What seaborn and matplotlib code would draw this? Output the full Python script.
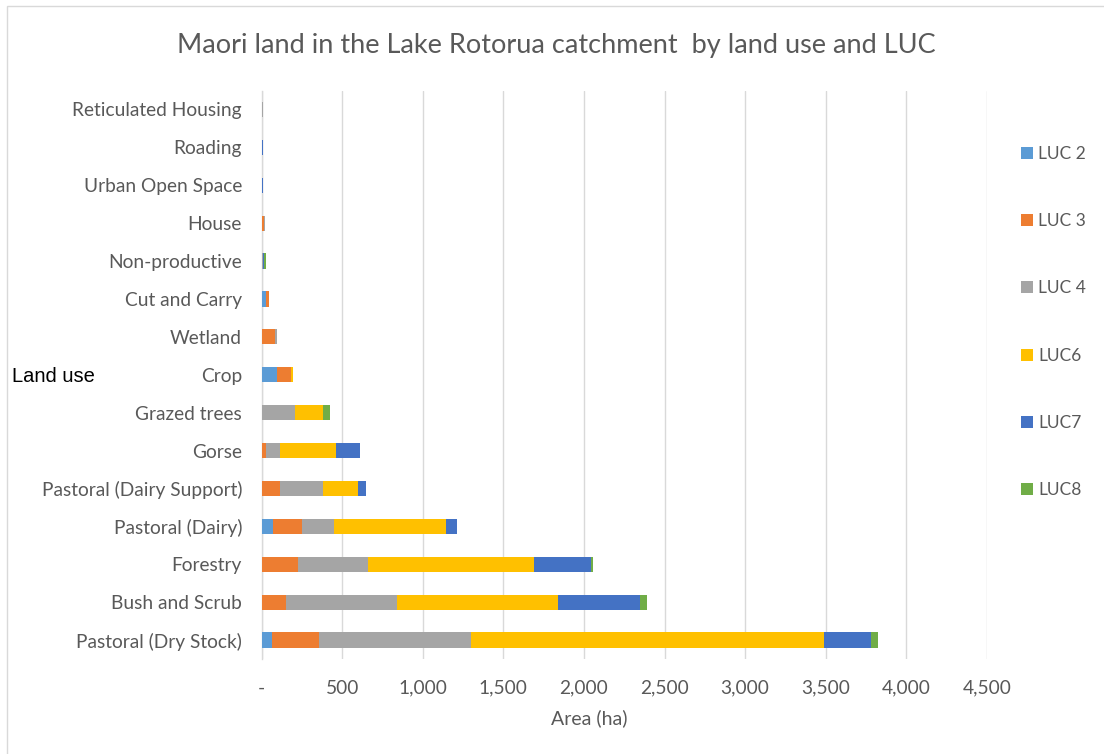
import matplotlib
matplotlib.use("Agg")
import matplotlib.pyplot as plt
from matplotlib.patches import Patch, Rectangle
from matplotlib.ticker import FixedLocator, FuncFormatter
import numpy as np
import pandas as pd
import seaborn as sns

# Land uses, listed top to bottom
land_uses = [
    "Reticulated Housing", "Roading", "Urban Open Space", "House",
    "Non-productive", "Cut and Carry", "Wetland", "Crop", "Grazed trees",
    "Gorse", "Pastoral (Dairy Support)", "Pastoral (Dairy)", "Forestry",
    "Bush and Scrub", "Pastoral (Dry Stock)",
]

# Area (ha) per land use capability class
luc2 = [0, 0, 6, 0, 0, 25, 0, 94, 0, 0, 0, 70, 0, 0, 63]
luc3 = [0, 0, 0, 14, 0, 20, 84, 89, 0, 26, 115, 183, 225, 154, 294]
luc4 = [8, 0, 0, 5, 8, 0, 12, 0, 208, 89, 265, 197, 435, 688, 943]
luc6 = [0, 6, 0, 0, 0, 4, 0, 15, 172, 346, 217, 696, 1033, 995, 2186]
luc7 = [0, 6, 6, 0, 10, 0, 0, 0, 0, 153, 52, 68, 352, 508, 294]
luc8 = [0, 0, 0, 0, 7, 0, 0, 0, 45, 0, 0, 0, 10, 47, 45]

series_names = ["LUC 2", "LUC 3", "LUC 4", "LUC6", "LUC7", "LUC8"]
series_values = [luc2, luc3, luc4, luc6, luc7, luc8]
series_colors = ["#5B9BD5", "#ED7D31", "#A5A5A5", "#FFC000", "#4472C4", "#70AD47"]

x_ticks = [0, 500, 1000, 1500, 2000, 2500, 3000, 3500, 4000, 4500]

sns.set_theme(style="white")
plt.rcParams["font.family"] = ["Lato", "DejaVu Sans"]

text_grey = "#595959"
grid_grey = "#D9D9D9"

fig = plt.figure(figsize=(11.04, 7.54), dpi=100)
W, H = 1104, 754
ax = fig.add_axes([261.5 / W, 1 - 659 / H, (987 - 261.5) / W, (659 - 90.5) / H])

# Stacked bars: draw running totals from the widest down so each segment shows
cum = np.cumsum(np.array(series_values, dtype=float), axis=0)
for i in range(len(series_names) - 1, -1, -1):
    df = pd.DataFrame({"land_use": land_uses, "area": cum[i]})
    sns.barplot(data=df, y="land_use", x="area", orient="h", order=land_uses,
                color=series_colors[i], saturation=1, width=0.4,
                linewidth=0, ax=ax, zorder=3)

ax.set_xlim(0, 4500)
ax.set_ylim(len(land_uses) - 0.5, -0.5)
ax.xaxis.set_major_locator(FixedLocator(x_ticks))
ax.xaxis.set_major_formatter(FuncFormatter(lambda v, p: "-" if v == 0 else f"{int(v):,}"))
ax.grid(axis="x", color=grid_grey, linewidth=1, zorder=0)
ax.grid(axis="y", visible=False)
for side in ["top", "right", "bottom"]:
    ax.spines[side].set_visible(False)
ax.spines["left"].set_color(grid_grey)
ax.spines["left"].set_linewidth(1)
ax.set_xlabel("")
ax.set_ylabel("")
ax.tick_params(axis="both", length=0, labelsize=13.8, colors=text_grey)
ax.tick_params(axis="y", pad=14)
ax.tick_params(axis="x", pad=15)

fig.text(556 / W, 1 - 45 / H, "Maori land in the Lake Rotorua catchment  by land use and LUC",
         ha="center", va="center", fontsize=19.5, color=text_grey)
fig.text(589 / W, 1 - 718 / H, "Area (ha)", ha="center", va="center",
         fontsize=14, color=text_grey)
fig.text(12 / W, 1 - 377 / H, "Land use", ha="left", va="center", fontsize=14.5,
         color="black", family=["Liberation Sans", "DejaVu Sans"])

handles = [Patch(facecolor=c, edgecolor="none") for c in series_colors]
fig.legend(handles, series_names, loc="upper left",
           bbox_to_anchor=(1021 / W, 1 - 146 / H), frameon=False, borderaxespad=0,
           fontsize=12.5, labelcolor=text_grey, handlelength=0.68, handleheight=0.68,
           handletextpad=0.3, labelspacing=2.95, borderpad=0)

# Chart frame
fig.add_artist(Rectangle((7 / W, -0.05), 1.2, 1 - 6 / H + 0.05, transform=fig.transFigure,
                         fill=False, edgecolor="#D9D9D9", linewidth=1))

fig.savefig("out.png", dpi=100, facecolor="white")
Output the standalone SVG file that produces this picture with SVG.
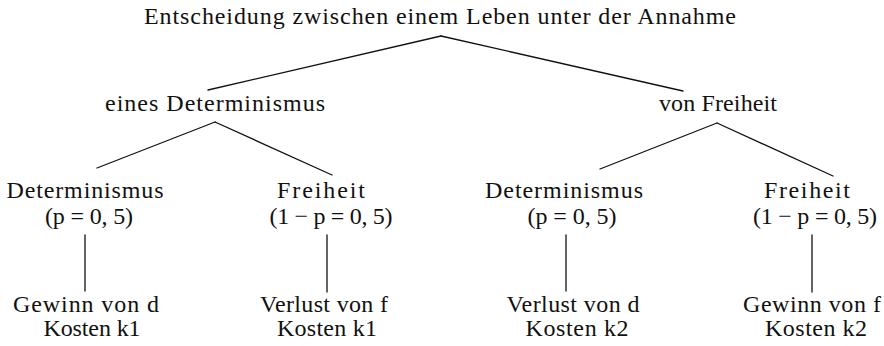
<svg xmlns="http://www.w3.org/2000/svg" width="884" height="346" viewBox="0 0 884 346">
<style>
text{font-family:"Liberation Serif","Times New Roman",serif;font-size:24px;fill:#111;text-anchor:middle}
.c line{stroke:#111;stroke-width:1.3;stroke-linecap:round}
</style>
<rect width="884" height="346" fill="#fff"/>
<g class="c" id="connectors">
<line x1="441" y1="36" x2="208" y2="90"/>
<line x1="441" y1="36" x2="683" y2="91"/>
<line x1="215" y1="122" x2="97" y2="168"/>
<line x1="215" y1="122" x2="332" y2="175"/>
<line x1="717" y1="123" x2="600" y2="169"/>
<line x1="717" y1="123" x2="833" y2="176"/>
<line x1="85" y1="235" x2="85" y2="291"/>
<line x1="327" y1="235" x2="327" y2="292"/>
<line x1="566" y1="235" x2="566" y2="291"/>
<line x1="812" y1="235" x2="812" y2="292"/>
</g>
<g id="root"><text x="440" y="24" textLength="592" lengthAdjust="spacing">Entscheidung zwischen einem Leben unter der Annahme</text></g>
<g id="det"><text x="215" y="111" textLength="220" lengthAdjust="spacing">eines Determinismus</text></g>
<g id="frei"><text x="718" y="111" textLength="118" lengthAdjust="spacing">von Freiheit</text></g>
<g id="det-det"><text x="85" y="198" textLength="157" lengthAdjust="spacing">Determinismus</text><text x="89" y="224" textLength="88" lengthAdjust="spacing">(p = 0, 5)</text></g>
<g id="det-frei"><text x="321" y="198" textLength="88" lengthAdjust="spacing">Freiheit</text><text x="331" y="224" textLength="123" lengthAdjust="spacing">(1 − p = 0, 5)</text></g>
<g id="frei-det"><text x="564" y="198" textLength="158" lengthAdjust="spacing">Determinismus</text><text x="572" y="224" textLength="89" lengthAdjust="spacing">(p = 0, 5)</text></g>
<g id="frei-frei"><text x="807" y="198" textLength="86" lengthAdjust="spacing">Freiheit</text><text x="815" y="224" textLength="124" lengthAdjust="spacing">(1 − p = 0, 5)</text></g>
<g id="leaf1"><text x="86" y="312" textLength="146" lengthAdjust="spacing">Gewinn von d</text><text x="92" y="336" textLength="97" lengthAdjust="spacing">Kosten k1</text></g>
<g id="leaf2"><text x="324" y="312" textLength="128" lengthAdjust="spacing">Verlust von f</text><text x="327" y="336" textLength="100" lengthAdjust="spacing">Kosten k1</text></g>
<g id="leaf3"><text x="573" y="312" textLength="133" lengthAdjust="spacing">Verlust von d</text><text x="577" y="336" textLength="103" lengthAdjust="spacing">Kosten k2</text></g>
<g id="leaf4"><text x="812" y="312" textLength="138" lengthAdjust="spacing">Gewinn von f</text><text x="816" y="336" textLength="102" lengthAdjust="spacing">Kosten k2</text></g>
</svg>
##############################
Objective:
From the records given above, reproduce all text exactly and exclude each picture.

Task result:
What seaborn and matplotlib code would draw this? Output the full Python script.
import matplotlib
matplotlib.use("Agg")
import matplotlib.pyplot as plt
from matplotlib.patches import Patch, Rectangle
from matplotlib.ticker import FixedLocator, FuncFormatter
import numpy as np
import pandas as pd
import seaborn as sns

# Land uses, listed top to bottom
land_uses = [
    "Reticulated Housing", "Roading", "Urban Open Space", "House",
    "Non-productive", "Cut and Carry", "Wetland", "Crop", "Grazed trees",
    "Gorse", "Pastoral (Dairy Support)", "Pastoral (Dairy)", "Forestry",
    "Bush and Scrub", "Pastoral (Dry Stock)",
]

# Area (ha) per land use capability class
luc2 = [0, 0, 6, 0, 0, 25, 0, 94, 0, 0, 0, 70, 0, 0, 63]
luc3 = [0, 0, 0, 14, 0, 20, 84, 89, 0, 26, 115, 183, 225, 154, 294]
luc4 = [8, 0, 0, 5, 8, 0, 12, 0, 208, 89, 265, 197, 435, 688, 943]
luc6 = [0, 6, 0, 0, 0, 4, 0, 15, 172, 346, 217, 696, 1033, 995, 2186]
luc7 = [0, 6, 6, 0, 10, 0, 0, 0, 0, 153, 52, 68, 352, 508, 294]
luc8 = [0, 0, 0, 0, 7, 0, 0, 0, 45, 0, 0, 0, 10, 47, 45]

series_names = ["LUC 2", "LUC 3", "LUC 4", "LUC6", "LUC7", "LUC8"]
series_values = [luc2, luc3, luc4, luc6, luc7, luc8]
series_colors = ["#5B9BD5", "#ED7D31", "#A5A5A5", "#FFC000", "#4472C4", "#70AD47"]

x_ticks = [0, 500, 1000, 1500, 2000, 2500, 3000, 3500, 4000, 4500]

sns.set_theme(style="white")
plt.rcParams["font.family"] = ["Lato", "DejaVu Sans"]

text_grey = "#595959"
grid_grey = "#D9D9D9"

fig = plt.figure(figsize=(11.04, 7.54), dpi=100)
W, H = 1104, 754
ax = fig.add_axes([261.5 / W, 1 - 659 / H, (987 - 261.5) / W, (659 - 90.5) / H])

# Stacked bars: draw running totals from the widest down so each segment shows
cum = np.cumsum(np.array(series_values, dtype=float), axis=0)
for i in range(len(series_names) - 1, -1, -1):
    df = pd.DataFrame({"land_use": land_uses, "area": cum[i]})
    sns.barplot(data=df, y="land_use", x="area", orient="h", order=land_uses,
                color=series_colors[i], saturation=1, width=0.4,
                linewidth=0, ax=ax, zorder=3)

ax.set_xlim(0, 4500)
ax.set_ylim(len(land_uses) - 0.5, -0.5)
ax.xaxis.set_major_locator(FixedLocator(x_ticks))
ax.xaxis.set_major_formatter(FuncFormatter(lambda v, p: "-" if v == 0 else f"{int(v):,}"))
ax.grid(axis="x", color=grid_grey, linewidth=1, zorder=0)
ax.grid(axis="y", visible=False)
for side in ["top", "right", "bottom"]:
    ax.spines[side].set_visible(False)
ax.spines["left"].set_color(grid_grey)
ax.spines["left"].set_linewidth(1)
ax.set_xlabel("")
ax.set_ylabel("")
ax.tick_params(axis="both", length=0, labelsize=13.8, colors=text_grey)
ax.tick_params(axis="y", pad=14)
ax.tick_params(axis="x", pad=15)

fig.text(556 / W, 1 - 45 / H, "Maori land in the Lake Rotorua catchment  by land use and LUC",
         ha="center", va="center", fontsize=19.5, color=text_grey)
fig.text(589 / W, 1 - 718 / H, "Area (ha)", ha="center", va="center",
         fontsize=14, color=text_grey)
fig.text(12 / W, 1 - 377 / H, "Land use", ha="left", va="center", fontsize=14.5,
         color="black", family=["Liberation Sans", "DejaVu Sans"])

handles = [Patch(facecolor=c, edgecolor="none") for c in series_colors]
fig.legend(handles, series_names, loc="upper left",
           bbox_to_anchor=(1021 / W, 1 - 146 / H), frameon=False, borderaxespad=0,
           fontsize=12.5, labelcolor=text_grey, handlelength=0.68, handleheight=0.68,
           handletextpad=0.3, labelspacing=2.95, borderpad=0)

# Chart frame
fig.add_artist(Rectangle((7 / W, -0.05), 1.2, 1 - 6 / H + 0.05, transform=fig.transFigure,
                         fill=False, edgecolor="#D9D9D9", linewidth=1))

fig.savefig("out.png", dpi=100, facecolor="white")
Output the standalone SVG file that produces this picture with SVG.
<svg xmlns="http://www.w3.org/2000/svg" width="884" height="346" viewBox="0 0 884 346">
<style>
text{font-family:"Liberation Serif","Times New Roman",serif;font-size:24px;fill:#111;text-anchor:middle}
.c line{stroke:#111;stroke-width:1.3;stroke-linecap:round}
</style>
<rect width="884" height="346" fill="#fff"/>
<g class="c" id="connectors">
<line x1="441" y1="36" x2="208" y2="90"/>
<line x1="441" y1="36" x2="683" y2="91"/>
<line x1="215" y1="122" x2="97" y2="168"/>
<line x1="215" y1="122" x2="332" y2="175"/>
<line x1="717" y1="123" x2="600" y2="169"/>
<line x1="717" y1="123" x2="833" y2="176"/>
<line x1="85" y1="235" x2="85" y2="291"/>
<line x1="327" y1="235" x2="327" y2="292"/>
<line x1="566" y1="235" x2="566" y2="291"/>
<line x1="812" y1="235" x2="812" y2="292"/>
</g>
<g id="root"><text x="440" y="24" textLength="592" lengthAdjust="spacing">Entscheidung zwischen einem Leben unter der Annahme</text></g>
<g id="det"><text x="215" y="111" textLength="220" lengthAdjust="spacing">eines Determinismus</text></g>
<g id="frei"><text x="718" y="111" textLength="118" lengthAdjust="spacing">von Freiheit</text></g>
<g id="det-det"><text x="85" y="198" textLength="157" lengthAdjust="spacing">Determinismus</text><text x="89" y="224" textLength="88" lengthAdjust="spacing">(p = 0, 5)</text></g>
<g id="det-frei"><text x="321" y="198" textLength="88" lengthAdjust="spacing">Freiheit</text><text x="331" y="224" textLength="123" lengthAdjust="spacing">(1 − p = 0, 5)</text></g>
<g id="frei-det"><text x="564" y="198" textLength="158" lengthAdjust="spacing">Determinismus</text><text x="572" y="224" textLength="89" lengthAdjust="spacing">(p = 0, 5)</text></g>
<g id="frei-frei"><text x="807" y="198" textLength="86" lengthAdjust="spacing">Freiheit</text><text x="815" y="224" textLength="124" lengthAdjust="spacing">(1 − p = 0, 5)</text></g>
<g id="leaf1"><text x="86" y="312" textLength="146" lengthAdjust="spacing">Gewinn von d</text><text x="92" y="336" textLength="97" lengthAdjust="spacing">Kosten k1</text></g>
<g id="leaf2"><text x="324" y="312" textLength="128" lengthAdjust="spacing">Verlust von f</text><text x="327" y="336" textLength="100" lengthAdjust="spacing">Kosten k1</text></g>
<g id="leaf3"><text x="573" y="312" textLength="133" lengthAdjust="spacing">Verlust von d</text><text x="577" y="336" textLength="103" lengthAdjust="spacing">Kosten k2</text></g>
<g id="leaf4"><text x="812" y="312" textLength="138" lengthAdjust="spacing">Gewinn von f</text><text x="816" y="336" textLength="102" lengthAdjust="spacing">Kosten k2</text></g>
</svg>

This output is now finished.